A Collection of Birch Assemblages at the Center Gallery in Glen Arbor, Michigan.
It has been nineteen years since Susan and Taro move from Birmingham, Michigan, to the glacial moraine in Leelanau County, where their property rises upward to look out over Lake Michigan and the Sleeping Bear Dunes. The forest comprises thick oaks, pines, black ash, beech/maple, and birch. A devastating storm in 2015 snapped birch trees in half, and Susan foraged her land to discover this bark from birch trees with a wide diversity of color and texture.
The following birch assemblages are a sample of what is now on display at Center Gallery, opening August 4 -10th, 2023, in Glen Arbor, Michigan.
She says in her statement, “My heart would break as I would step over the wreckage of trees whose lives had ended. But upon taking a closer look, I could see that the bark of the birch beautifully reveals the experience of the tree. I chose to use the bark of the fallen birch to make my art. The panels become sacred objects, honoring the link between earth and sky. They pay homage to the struggle and adaptability of each tree.”
The assemblage is composed formally on a grid and is abstract. Shift has chevrons on the top and bottom of the center staged rectangle, and the overall pieces are squares with bits and pieces of gold leaf as a border and a punctuated black frame.

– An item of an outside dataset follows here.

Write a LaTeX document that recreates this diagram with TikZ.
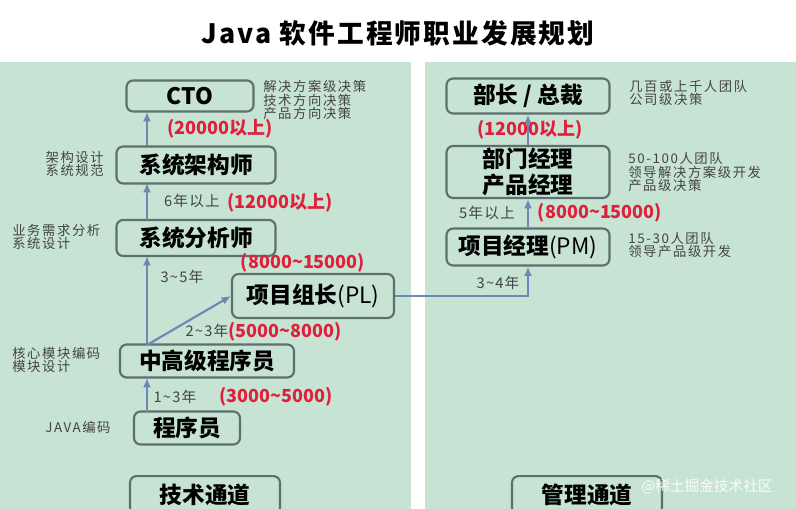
\documentclass[tikz,border=0pt]{standalone}
\usepackage{fontspec}
\usetikzlibrary{arrows.meta}
\setmainfont{Noto Sans CJK SC}
\begin{document}
\begin{tikzpicture}[x=0.75pt,y=-0.75pt,
 box/.style={draw=boxc,line width=1.6pt,rounded corners=5pt,fill=panel,inner sep=0pt,font=\fontsize{17}{19}\selectfont\bfseries},
 note/.style={font=\fontsize{10}{10}\selectfont\addfontfeature{LetterSpace=12},text=notec,align=left,anchor=west,inner sep=0pt},
 rnote/.style={note,align=right,anchor=east},
 yrs/.style={font=\fontsize{11}{12}\selectfont\addfontfeature{LetterSpace=8},text=notec,inner sep=0pt},
 pay/.style={font=\fontsize{13.5}{15}\selectfont\bfseries,text=payc,inner sep=0pt},
 arr/.style={draw=arrc,line width=1.6pt,-{Latex[length=7pt,width=6pt]}}]
\definecolor{panel}{HTML}{C6E3D3}
\definecolor{boxc}{HTML}{5E6F6C}
\definecolor{notec}{HTML}{444444}
\definecolor{payc}{HTML}{E0203A}
\definecolor{arrc}{HTML}{6F86B6}
\useasboundingbox (0,0) rectangle (796,509);
\fill[white] (0,0) rectangle (796,509);
\fill[panel] (0,62) rectangle (411,509);
\fill[panel] (425,62) rectangle (796,509);
\node[font=\fontsize{20}{22}\selectfont\bfseries\addfontfeature{LetterSpace=8}] (title) at (398,33) {Java 软件工程师职业发展规划};
% left boxes
\node[box,minimum width=127*0.75pt,minimum height=31*0.75pt] (cto) at (190,96) {CTO};
\node[box,minimum width=159*0.75pt,minimum height=37*0.75pt] (arch) at (196,165) {系统架构师};
\node[box,minimum width=159*0.75pt,minimum height=36*0.75pt] (ana) at (196,238) {系统分析师};
\node[box,minimum width=162*0.75pt,minimum height=44*0.75pt] (pl) at (313,296) {项目组长\textmd{(PL)}};
\node[box,minimum width=174*0.75pt,minimum height=33*0.75pt] (sen) at (207,361) {中高级程序员};
\node[box,minimum width=106*0.75pt,minimum height=33*0.75pt] (prog) at (187,428) {程序员};
\node[box,minimum width=150*0.75pt,minimum height=38*0.75pt,anchor=north] (tech) at (205,475) {技术通道};
% right boxes
\node[box,minimum width=163*0.75pt,minimum height=35*0.75pt] (ceo) at (528,96) {部长 / 总裁};
\node[box,minimum width=163*0.75pt,minimum height=52*0.75pt,align=center,font=\fontsize{17}{20}\selectfont\bfseries] (dept) at (528,172) {部门经理\\产品经理};
\node[box,minimum width=163*0.75pt,minimum height=37*0.75pt] (pm) at (528,247) {项目经理\textmd{(PM)}};
\node[box,minimum width=150*0.75pt,minimum height=38*0.75pt,anchor=north] (mgmt) at (587,475) {管理通道};
% arrows
\coordinate (c1) at (147,345);
\draw[arr] (147,412) -- (147,378);
\draw[arr] (c1) -- (147,256);
\draw[arr] (147,220) -- (147,183);
\draw[arr] (147,146) -- (147,112);
\draw[arr] (c1) -- (pl.west);
\draw[arr] (pl.east) -- (pm.south |- pl.east) -- (pm.south);
\draw[arr] (dept.south |- pm.north) -- (dept.south);
\draw[arr] (ceo.south |- dept.north) -- (ceo.south);
% labels left
\node[pay] (p1) at (220,129) {(20000以上)};
\node[yrs] (y1) at (192,201) {6年以上};
\node[pay] (p2) at (280,203) {(12000以上)};
\node[yrs] (y2) at (182,277) {3\textasciitilde5年};
\node[pay] (p3) at (303,263) {(8000\textasciitilde15000)};
\node[yrs] (y3) at (207,331) {2\textasciitilde3年};
\node[pay] (p4) at (285,332) {(5000\textasciitilde8000)};
\node[yrs] (y4) at (175,397) {1\textasciitilde3年};
\node[pay] (p5) at (276,397) {(3000\textasciitilde5000)};
\node[note] (n1) at (263,100) {解决方案级决策\\技术方向决策\\产品方向决策};
\node[rnote] (n2) at (104,164) {架构设计\\系统规范};
\node[note] (n3) at (12,237) {业务需求分析\\系统设计};
\node[note] (n4) at (12,360) {核心模块编码\\模块设计};
\node[note] (n5) at (45,427) {JAVA编码};
% labels right
\node[note] (n6) at (629,93) {几百或上千人团队\\公司级决策};
\node[pay] (p6) at (530,130) {(12000以上)};
\node[note] (n7) at (628,172) {50-100人团队\\领导解决方案级开发\\产品级决策};
\node[yrs] (y5) at (487,213) {5年以上};
\node[pay] (p7) at (600,213) {(8000\textasciitilde15000)};
\node[note] (n8) at (628,245) {15-30人团队\\领导产品级开发};
\node[yrs] (y6) at (498,283) {3\textasciitilde4年};
\node[font=\fontsize{11}{12}\selectfont,text=white,opacity=0.9] (wm) at (707,487) {@稀土掘金技术社区};
\end{tikzpicture}
\end{document}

Assemblage is the art of creating a three-dimensional sculptural composition from found objects. One of the best-known assemblage artists of the 20th century was the Russian-born American sculptor Louise Nevelson. She transformed these found objects into large wall-mounted and free-standing reliefs, which often take the form of stacked boxes and compartments. Once assembled, the sculpture was spray-painted with a single color – usually black, white, or gold – to unify the complex sculptural elements and bring symbolic meaning.

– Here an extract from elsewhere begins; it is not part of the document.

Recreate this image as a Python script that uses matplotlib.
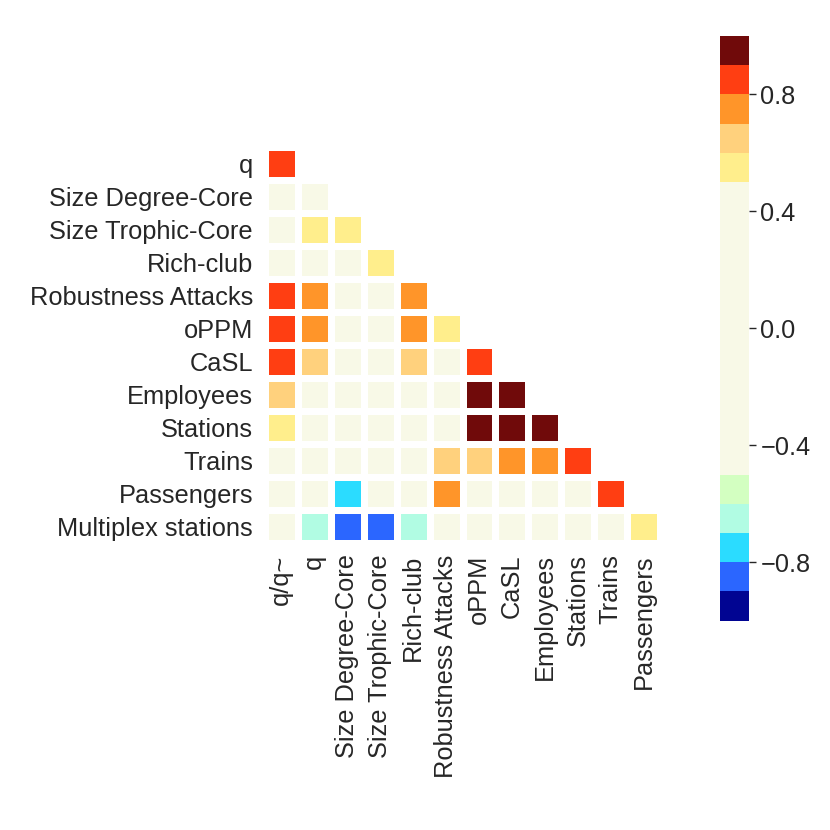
import numpy as np
import matplotlib
matplotlib.use("Agg")
import matplotlib.pyplot as plt
from matplotlib.colors import ListedColormap, BoundaryNorm

plt.rcParams["font.family"] = ["Liberation Sans", "DejaVu Sans"]

# lower-triangle correlations (rows vs columns)
row_labels = ["q", "Size Degree-Core", "Size Trophic-Core", "Rich-club",
              "Robustness Attacks", "oPPM", "CaSL", "Employees", "Stations",
              "Trains", "Passengers", "Multiplex stations"]
col_labels = ["q/q~", "q", "Size Degree-Core", "Size Trophic-Core", "Rich-club",
              "Robustness Attacks", "oPPM", "CaSL", "Employees", "Stations",
              "Trains", "Passengers"]

r_q = [0.86]
r_sdc = [0.12, 0.31]
r_stc = [0.22, 0.55, 0.54]
r_rich = [0.15, 0.35, 0.28, 0.56]
r_rob = [0.84, 0.74, 0.18, 0.25, 0.76]
r_oppm = [0.85, 0.75, 0.14, 0.21, 0.74, 0.57]
r_casl = [0.83, 0.66, 0.10, 0.19, 0.65, 0.42, 0.86]
r_emp = [0.64, 0.38, -0.05, 0.02, 0.33, 0.30, 0.96, 0.95]
r_sta = [0.56, 0.34, -0.08, 0.01, 0.30, 0.28, 0.95, 0.94, 0.98]
r_tra = [0.41, 0.22, -0.21, -0.12, 0.25, 0.64, 0.66, 0.76, 0.77, 0.84]
r_pas = [0.18, 0.05, -0.74, -0.32, 0.02, 0.73, 0.35, 0.42, 0.44, 0.48, 0.87]
r_mul = [-0.25, -0.63, -0.86, -0.84, -0.62, 0.12, 0.20, 0.15, 0.18, 0.22, 0.31, 0.55]

rows = [r_q, r_sdc, r_stc, r_rich, r_rob, r_oppm, r_casl, r_emp, r_sta,
        r_tra, r_pas, r_mul]

band_colors = ["#010592", "#2b66ff", "#2bdcff", "#b1fce3", "#d3ffc1"] + \
              ["#f8f9e7"] * 10 + \
              ["#ffee8c", "#ffd17d", "#ff9529", "#ff3e12", "#700a0a"]
cbar_ticks = [-0.8, -0.4, 0.0, 0.4, 0.8]

n = len(row_labels)
mat = np.full((n, n), np.nan)
for i, vals in enumerate(rows):
    mat[i, :len(vals)] = vals
mat = np.ma.masked_invalid(mat)

cmap = ListedColormap(band_colors)
norm = BoundaryNorm(np.linspace(-1, 1, 21), cmap.N)

W = H = 830
fig = plt.figure(figsize=(8.3, 8.3), dpi=100)
ax = fig.add_axes([264.8 / W, (H - 542.5) / H, 395.4 / W, 395.0 / H])
cax = fig.add_axes([720 / W, (H - 620.7) / H, 29.3 / W, 584.7 / H])

mesh = ax.pcolormesh(mat, cmap=cmap, norm=norm, edgecolors="white", linewidth=5)
ax.set_xlim(0, n)
ax.set_ylim(n, 0)
ax.set_xticks(np.arange(n) + 0.5)
ax.set_xticklabels(col_labels, rotation=90, fontsize=18.3, color="#262626")
ax.set_yticks(np.arange(n) + 0.5)
ax.set_yticklabels(row_labels, fontsize=18.3, color="#262626")
ax.tick_params(length=0, pad=8.5)
for s in ax.spines.values():
    s.set_visible(False)

cb = fig.colorbar(mesh, cax=cax, ticks=cbar_ticks)
cb.outline.set_visible(False)
cb.minorticks_off()
cb.ax.tick_params(labelsize=18.3, labelcolor="#262626", length=5, width=1.0,
                  color="#262626", pad=3)
cb.ax.set_yticklabels([f"{t:.1f}".replace("-", "\u2212") for t in cbar_ticks])

fig.savefig("out.png", dpi=100)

It is easy to say squares and rectangles dominate the motifs in a background of white in Hieroglyphs, as the square abstraction surrounds a cluster of gold leaf objects. Found in ancient Egyptian art, the stylized shapes represent a word, syllable, or sound, where gold is designed to elevate the symbol’s value.
In the work, Burnt, although its background is a field of squares, an overlapping darkened color represents the birch that was touched by fire. The effect contrasts the composition and moves the action of larger pieces of bark from left to right, repeating the small horizontal lines in many of the squares.
The image Underbark, illustrates how the artist handles color (red and orange), which opens the door to expanding the option to future compositions. It is noticeable that Susan Yamasaki has a comfort level using a grid-based composition of squares and working overtime on variations of well-established designs of gold leaf borders and black frames until she gets to a point where there are options that present themselves.
Until now, she has created a very personal oeuvre: abstract assemblages based on her relationship with material that is part of her natural environment, but raises the question, where will the work go from here?
Susan Yamasaki studied art at Michigan State University and then finished at Wayne State University, ultimately with a degree in Art History. She earned a teaching certificate and taught science at Roeper School in Suburban Detroit. After moving to northern Michigan, she taught at a public Montessori school in Traverse City.
Susan Yamasaki, Birch Assemblages, Center Gallery in Glen Arbor, Michigan, August 4 – 10, 2023.